[BEGIN EXERCISE MATERIAL]
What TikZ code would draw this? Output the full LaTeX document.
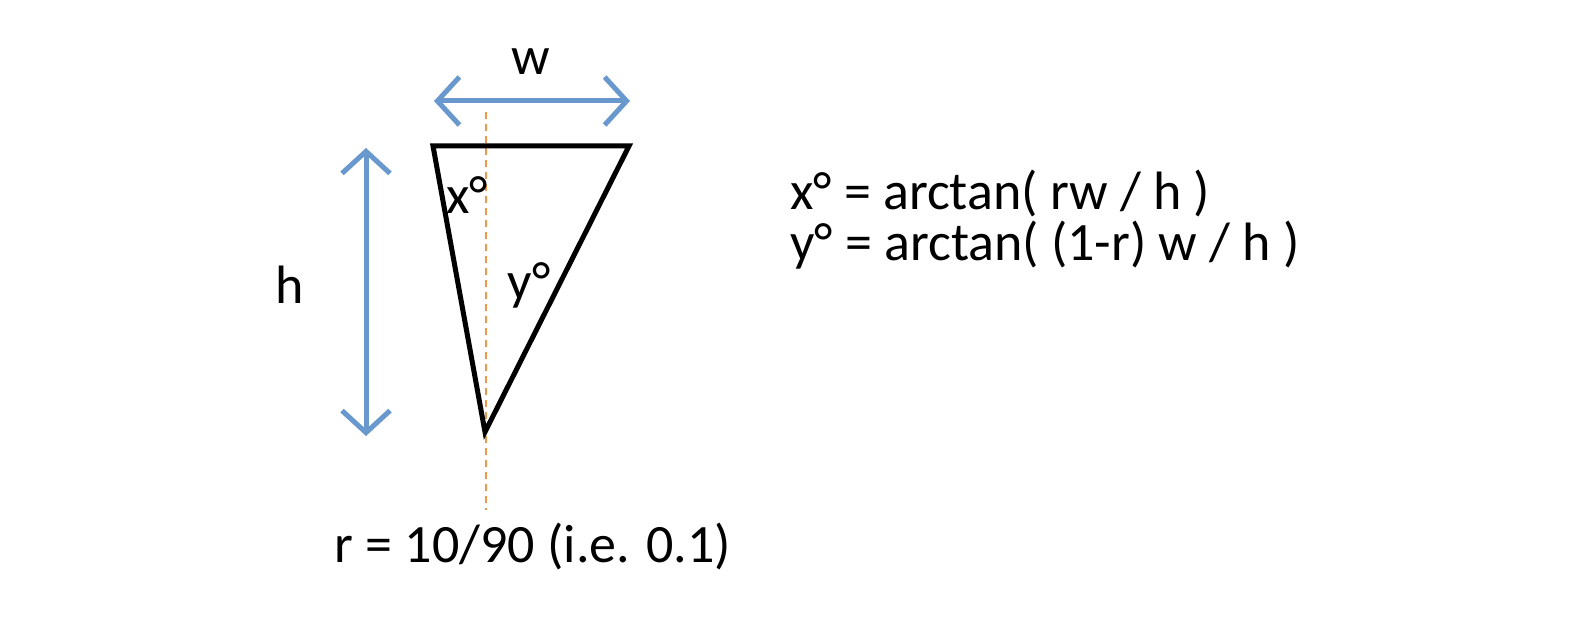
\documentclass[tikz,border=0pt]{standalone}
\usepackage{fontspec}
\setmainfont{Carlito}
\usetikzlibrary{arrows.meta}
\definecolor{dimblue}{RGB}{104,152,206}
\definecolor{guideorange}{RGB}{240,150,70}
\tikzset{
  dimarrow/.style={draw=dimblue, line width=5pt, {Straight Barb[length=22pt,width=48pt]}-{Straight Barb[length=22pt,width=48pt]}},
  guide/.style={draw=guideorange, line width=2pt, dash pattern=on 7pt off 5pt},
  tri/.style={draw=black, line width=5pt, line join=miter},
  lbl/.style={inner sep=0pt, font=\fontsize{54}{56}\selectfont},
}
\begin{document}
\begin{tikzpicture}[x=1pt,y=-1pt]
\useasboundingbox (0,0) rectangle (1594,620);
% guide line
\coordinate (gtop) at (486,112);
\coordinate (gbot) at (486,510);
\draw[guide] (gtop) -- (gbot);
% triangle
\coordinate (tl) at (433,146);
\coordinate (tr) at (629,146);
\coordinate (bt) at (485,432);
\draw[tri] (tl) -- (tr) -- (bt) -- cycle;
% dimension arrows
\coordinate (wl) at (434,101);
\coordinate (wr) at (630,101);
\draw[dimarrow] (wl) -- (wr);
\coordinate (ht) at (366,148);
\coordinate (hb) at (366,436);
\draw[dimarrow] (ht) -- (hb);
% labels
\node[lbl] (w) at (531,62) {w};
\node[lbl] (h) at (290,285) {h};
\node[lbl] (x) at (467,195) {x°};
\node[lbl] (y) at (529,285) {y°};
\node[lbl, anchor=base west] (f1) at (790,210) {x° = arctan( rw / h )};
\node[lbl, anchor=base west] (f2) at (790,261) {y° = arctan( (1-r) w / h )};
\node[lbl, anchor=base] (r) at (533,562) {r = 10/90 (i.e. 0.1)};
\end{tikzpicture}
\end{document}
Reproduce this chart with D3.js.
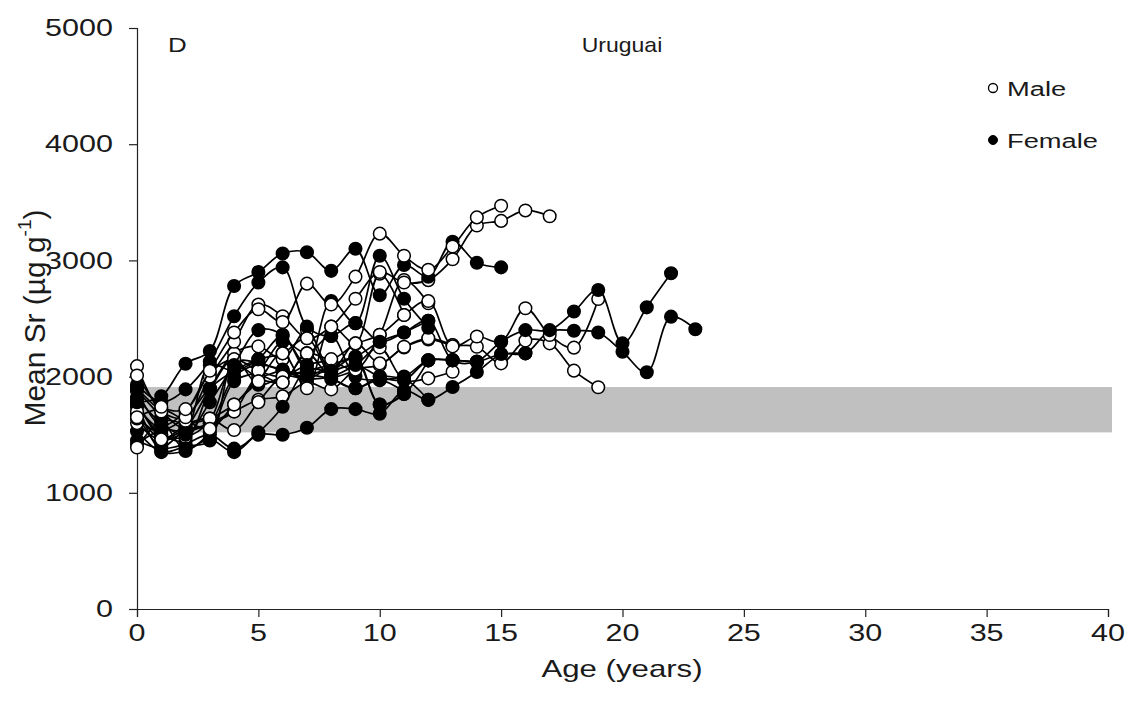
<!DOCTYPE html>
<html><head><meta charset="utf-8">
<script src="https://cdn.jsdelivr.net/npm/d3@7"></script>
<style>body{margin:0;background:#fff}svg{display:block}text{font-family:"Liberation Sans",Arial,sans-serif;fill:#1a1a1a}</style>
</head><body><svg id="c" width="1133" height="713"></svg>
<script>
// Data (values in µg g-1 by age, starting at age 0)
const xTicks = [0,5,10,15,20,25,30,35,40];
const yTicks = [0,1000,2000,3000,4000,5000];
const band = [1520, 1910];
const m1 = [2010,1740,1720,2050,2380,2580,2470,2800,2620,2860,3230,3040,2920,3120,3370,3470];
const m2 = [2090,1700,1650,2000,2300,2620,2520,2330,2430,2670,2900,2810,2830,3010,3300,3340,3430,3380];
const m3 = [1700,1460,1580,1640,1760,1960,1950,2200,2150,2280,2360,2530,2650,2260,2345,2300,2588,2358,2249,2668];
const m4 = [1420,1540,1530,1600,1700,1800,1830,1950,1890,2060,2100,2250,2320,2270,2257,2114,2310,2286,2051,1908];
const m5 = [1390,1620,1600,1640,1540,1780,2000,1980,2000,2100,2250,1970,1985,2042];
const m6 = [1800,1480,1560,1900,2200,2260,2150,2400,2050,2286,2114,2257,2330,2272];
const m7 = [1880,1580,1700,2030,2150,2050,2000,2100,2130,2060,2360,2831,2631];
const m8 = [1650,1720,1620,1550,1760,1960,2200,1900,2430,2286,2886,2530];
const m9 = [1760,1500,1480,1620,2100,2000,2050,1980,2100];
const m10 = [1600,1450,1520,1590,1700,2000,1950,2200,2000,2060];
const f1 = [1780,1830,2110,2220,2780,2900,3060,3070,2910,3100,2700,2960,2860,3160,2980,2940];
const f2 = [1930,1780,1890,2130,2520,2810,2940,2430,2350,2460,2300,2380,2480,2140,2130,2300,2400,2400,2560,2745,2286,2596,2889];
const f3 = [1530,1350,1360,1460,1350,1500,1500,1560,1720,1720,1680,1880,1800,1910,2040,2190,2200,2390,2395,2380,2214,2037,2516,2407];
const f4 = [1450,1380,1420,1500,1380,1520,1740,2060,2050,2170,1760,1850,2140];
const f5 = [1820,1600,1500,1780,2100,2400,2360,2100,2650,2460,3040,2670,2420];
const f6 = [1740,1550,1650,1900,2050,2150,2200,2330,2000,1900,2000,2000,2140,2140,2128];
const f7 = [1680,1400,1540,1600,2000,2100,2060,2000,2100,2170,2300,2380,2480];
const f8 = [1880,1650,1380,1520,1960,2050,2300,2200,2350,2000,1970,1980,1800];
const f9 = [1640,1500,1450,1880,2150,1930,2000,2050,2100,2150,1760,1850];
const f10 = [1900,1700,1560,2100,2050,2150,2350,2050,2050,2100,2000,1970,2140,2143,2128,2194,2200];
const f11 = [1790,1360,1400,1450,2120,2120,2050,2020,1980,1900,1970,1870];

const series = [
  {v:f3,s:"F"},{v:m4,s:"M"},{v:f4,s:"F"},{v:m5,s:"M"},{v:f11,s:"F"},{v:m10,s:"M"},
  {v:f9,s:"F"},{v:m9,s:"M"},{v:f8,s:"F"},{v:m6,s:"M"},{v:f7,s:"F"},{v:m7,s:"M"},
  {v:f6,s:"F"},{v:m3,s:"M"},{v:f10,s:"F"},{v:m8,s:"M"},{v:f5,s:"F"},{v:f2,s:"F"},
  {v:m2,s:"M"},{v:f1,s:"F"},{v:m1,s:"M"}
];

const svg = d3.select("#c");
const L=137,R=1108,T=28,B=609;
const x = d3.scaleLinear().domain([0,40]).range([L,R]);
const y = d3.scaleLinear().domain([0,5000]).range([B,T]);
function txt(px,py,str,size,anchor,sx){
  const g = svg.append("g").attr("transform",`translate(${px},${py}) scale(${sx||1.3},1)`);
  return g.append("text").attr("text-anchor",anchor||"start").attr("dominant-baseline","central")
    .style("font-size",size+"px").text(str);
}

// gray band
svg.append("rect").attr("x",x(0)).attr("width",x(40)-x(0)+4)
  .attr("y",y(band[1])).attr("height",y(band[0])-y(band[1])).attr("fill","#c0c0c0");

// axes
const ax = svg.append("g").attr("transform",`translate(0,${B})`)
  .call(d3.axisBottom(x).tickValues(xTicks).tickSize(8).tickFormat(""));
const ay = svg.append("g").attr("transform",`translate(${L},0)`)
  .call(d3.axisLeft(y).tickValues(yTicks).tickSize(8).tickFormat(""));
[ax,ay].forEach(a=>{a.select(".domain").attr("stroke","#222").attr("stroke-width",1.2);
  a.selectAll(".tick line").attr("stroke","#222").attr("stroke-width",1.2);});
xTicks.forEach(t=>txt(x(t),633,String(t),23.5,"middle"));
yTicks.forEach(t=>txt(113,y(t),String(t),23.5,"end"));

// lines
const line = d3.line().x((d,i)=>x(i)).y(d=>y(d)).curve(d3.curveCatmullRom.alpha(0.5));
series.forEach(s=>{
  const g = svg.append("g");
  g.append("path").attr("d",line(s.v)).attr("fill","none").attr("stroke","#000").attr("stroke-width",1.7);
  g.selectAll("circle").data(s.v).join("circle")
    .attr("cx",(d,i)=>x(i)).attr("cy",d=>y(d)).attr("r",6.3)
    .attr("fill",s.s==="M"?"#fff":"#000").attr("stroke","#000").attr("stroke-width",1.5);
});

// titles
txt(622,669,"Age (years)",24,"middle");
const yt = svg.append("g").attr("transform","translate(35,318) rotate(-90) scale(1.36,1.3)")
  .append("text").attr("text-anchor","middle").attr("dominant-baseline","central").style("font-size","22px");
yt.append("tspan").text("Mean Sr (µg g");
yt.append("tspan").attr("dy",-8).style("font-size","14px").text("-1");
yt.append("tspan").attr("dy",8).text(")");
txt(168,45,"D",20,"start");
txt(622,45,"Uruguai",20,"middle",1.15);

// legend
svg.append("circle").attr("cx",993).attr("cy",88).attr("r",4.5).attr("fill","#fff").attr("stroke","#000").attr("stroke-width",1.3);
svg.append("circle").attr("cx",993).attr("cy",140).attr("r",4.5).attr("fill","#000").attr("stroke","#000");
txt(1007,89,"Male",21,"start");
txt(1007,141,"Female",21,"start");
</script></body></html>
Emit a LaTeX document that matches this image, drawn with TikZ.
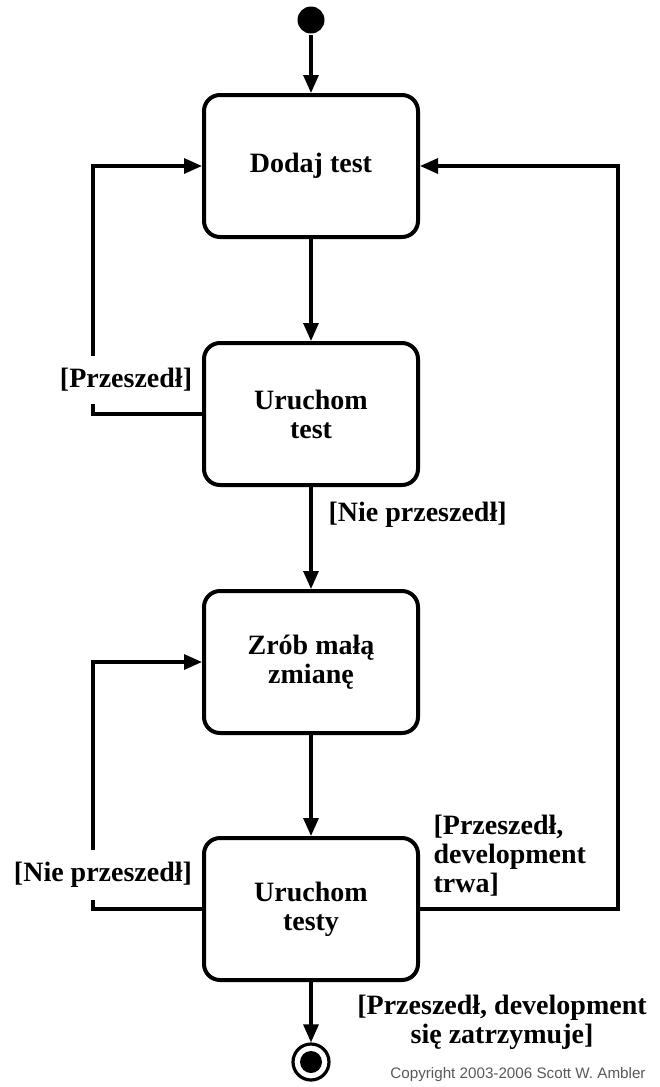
[END EXERCISE MATERIAL]
Search the material above for "with". Pull out each line where it shows up.

Reproduce this chart with D3.js.
Emit a LaTeX document that matches this image, drawn with TikZ.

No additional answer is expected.